La (magnifique) tribu de La Sala

Date de parution : Octobre 18

Pour sa première création seule aux commandes et hors de scène, Aurélie La Sala de la compagnie Virevolt (qu’elle a fondée en 2000 avec Martin Cuvelier) signe un spectacle remuant, interrogeant dans les airs ce qu’est le groupe, à la fois répulsif et refuge. Un « Départ Flip » remarquable à découvrir au Grand Angle ce mois-ci et à la Rampe en décembre.

Ne pas s’attendre à une démonstration de force sur les douze trapèzes qui, au début de la représentation, sont encore repliés sur eux-mêmes. Bien sûr, les cinq acrobates savent parfaitement les manier mais là n’est pas le propos, qui est plutôt d’affirmer comment on fait groupe, par contrainte ou par choix.

Ainsi, il faut tout d’abord que les interprètes se familiarisent avec un nouvel environnement – ici, c’est la verticalité. Leurs corps l’appréhendent lentement, déployant les trapèzes depuis un grill de cordes, le plateau haut perché du dispositif scénique. Sans que l’exercice ne soit synchrone, la simultanéité avec laquelle tout se déroule rend l’installation joyeuse et ludique, les filles s’amusant même comme des enfants sur une balançoire.

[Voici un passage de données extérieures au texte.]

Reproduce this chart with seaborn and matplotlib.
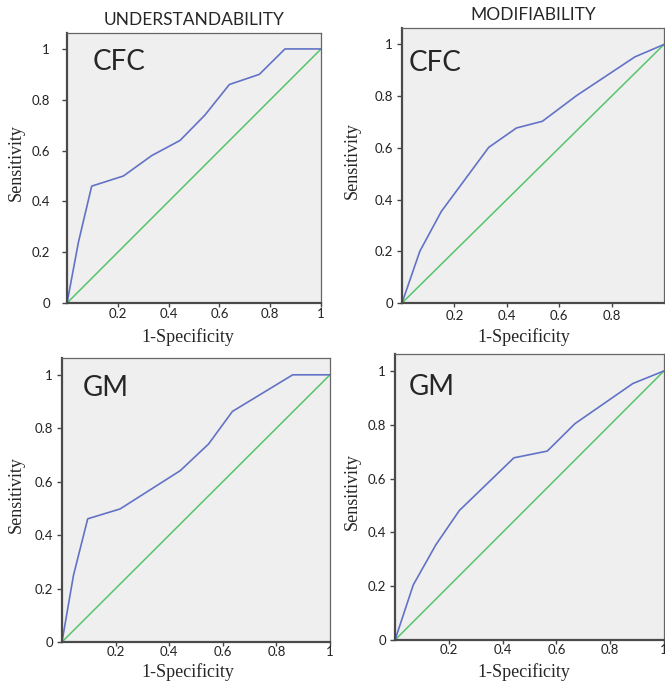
import pandas as pd
import seaborn as sns
import matplotlib.pyplot as plt

# ROC curves
und_cfc_x = [0, 0.045, 0.097, 0.222, 0.333, 0.445, 0.543, 0.639, 0.757, 0.858, 1.0]
und_cfc_y = [0, 0.24, 0.46, 0.50, 0.58, 0.64, 0.74, 0.86, 0.90, 1.0, 1.0]

mod_cfc_x = [0, 0.068, 0.150, 0.331, 0.437, 0.536, 0.666, 0.889, 1.0]
mod_cfc_y = [0, 0.20, 0.354, 0.602, 0.677, 0.703, 0.802, 0.952, 1.0]

und_gm_x = [0, 0.043, 0.096, 0.217, 0.441, 0.547, 0.636, 0.861, 1.0]
und_gm_y = [0, 0.25, 0.461, 0.498, 0.641, 0.741, 0.863, 1.0, 1.0]

mod_gm_x = [0, 0.068, 0.152, 0.239, 0.442, 0.566, 0.669, 0.884, 1.0]
mod_gm_y = [0, 0.205, 0.354, 0.481, 0.677, 0.702, 0.804, 0.953, 1.0]

ref_x = [0, 1]
ref_y = [0, 1]

titles = ['UNDERSTANDABILITY', 'MODIFIABILITY', None, None]
tags = ['CFC', 'CFC', 'GM', 'GM']
yticks = [0, 0.2, 0.4, 0.6, 0.8, 1.0]
ytick_labels = ['0', '0.2', '0.4', '0.6', '0.8', '1']

sns.set_style('white', {'axes.facecolor': '#efefef'})
plt.rcParams['font.family'] = ['Lato', 'DejaVu Sans']

fig = plt.figure(figsize=(6.65, 6.82), dpi=100)
boxes = [[0.1008, 0.5557, 0.382, 0.396],
         [0.6045, 0.5557, 0.394, 0.403],
         [0.0932, 0.0587, 0.403, 0.4164],
         [0.594, 0.0616, 0.4045, 0.4194]]
curves = [(und_cfc_x, und_cfc_y), (mod_cfc_x, mod_cfc_y),
          (und_gm_x, und_gm_y), (mod_gm_x, mod_gm_y)]
tag_pos = [(0.10, 0.95), (0.027, 0.93), (0.078, 0.95), (0.052, 0.94)]
xtick_sets = [[0.2, 0.4, 0.6, 0.8, 1.0], [0.2, 0.4, 0.6, 0.8],
              [0.2, 0.4, 0.6, 0.8, 1.0], [0.2, 0.4, 0.6, 0.8, 1.0]]
xpads = [0.3, 1.7, 0.0, 0.0]
ypads = [8.6, 2.9, 2.9, 2.9]
xlabel_xy = [(0.474, -0.093), (0.466, -0.091), (0.468, -0.074), (0.48, -0.080)]
ylabel_xy = [(-0.165, 0.52), (-0.156, 0.52), (-0.138, 0.52), (-0.126, 0.52)]

for i in range(4):
    ax = fig.add_axes(boxes[i])
    cx, cy = curves[i]
    df = pd.DataFrame({'fpr': cx, 'tpr': cy})
    ref = pd.DataFrame({'fpr': ref_x, 'tpr': ref_y})
    sns.lineplot(data=ref, x='fpr', y='tpr', color='#55c46a', linewidth=1.1, ax=ax)
    sns.lineplot(data=df, x='fpr', y='tpr', color='#6272c6', linewidth=1.2,
                 ax=ax, sort=False, estimator=None)
    ax.set_xlim(0, 1)
    ax.set_ylim(0, 1.063)
    ax.set_yticks(yticks)
    ax.set_yticklabels(ytick_labels)
    xt = xtick_sets[i]
    ax.set_xticks(xt)
    ax.set_xticklabels(['1' if v == 1.0 else '{:.1f}'.format(v) for v in xt])
    ax.tick_params(axis='both', width=1, color='#444444', labelcolor='#222222',
                   labelsize=9.5, direction='out', bottom=True, left=True)
    ax.tick_params(axis='x', pad=xpads[i], length=3)
    ax.tick_params(axis='y', pad=ypads[i], length=3.6)
    ax.set_xlabel('1-Specificity', family='Liberation Serif', fontsize=13)
    ax.set_ylabel('Sensitivity', family='Liberation Serif', fontsize=13)
    ax.xaxis.set_label_coords(*xlabel_xy[i])
    ax.yaxis.set_label_coords(*ylabel_xy[i])
    for s in ['left', 'bottom']:
        ax.spines[s].set_color('#4a4a4a')
        ax.spines[s].set_linewidth(1.6)
    for s in ['top', 'right']:
        ax.spines[s].set_color('#666666')
        ax.spines[s].set_linewidth(0.9)
        ax.spines[s].set_visible(True)
    if titles[i]:
        ax.set_title(titles[i], fontsize=12.5, pad=6)
    ax.text(tag_pos[i][0], tag_pos[i][1], tags[i], transform=ax.transData,
            fontsize=20, va='center', ha='left')

plt.savefig('out.png', dpi=100)
plt.close()
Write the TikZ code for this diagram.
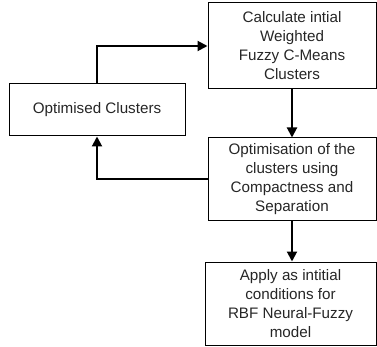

Une candeur qui traverse tout le travail d’Aurélie La Sala, directrice artistique de la compagnie Virevolt, sans que cela ne l’empêche d’empoigner son sujet à pleines mains.

Bestiaire

Car le groupe dont il est question est en filigrane celui de migrants débarqués sur une terre inconnue. Postés sur un cube à moins d’un mètre du sol, ils semblent regarder la mer menaçant de les aspirer. Point alors le danger qui émanerait de la chute. Mais Aurélie La Sala sait trouver la bonne distance en ne créant jamais un suspens qui serait autant contre-productif que racoleur. Et, surtout, ne colle pas un stickers trop voyant d’immigrés sur ses circassiens.

Au sol, c’est alors une autre dynamique qui s’enclenche : celle de la mesure à l’autre, de la comparaison – comment on marche avec de drôles d’objets trouvés (des escarpins à paillettes), comment on s’échauffe et tutoie la bagarre… Sans épate, mais avec une intelligence du plateau indéniable, ce Départ Flip parvient à nous bouleverser en interrogeant corporellement ce qu’il nous reste de liberté, la capacité et/ou la nécessité d’être seul ou plusieurs, comment on se débat avec les contraintes extérieures et nos urgences intérieures. Comment on grandit en somme.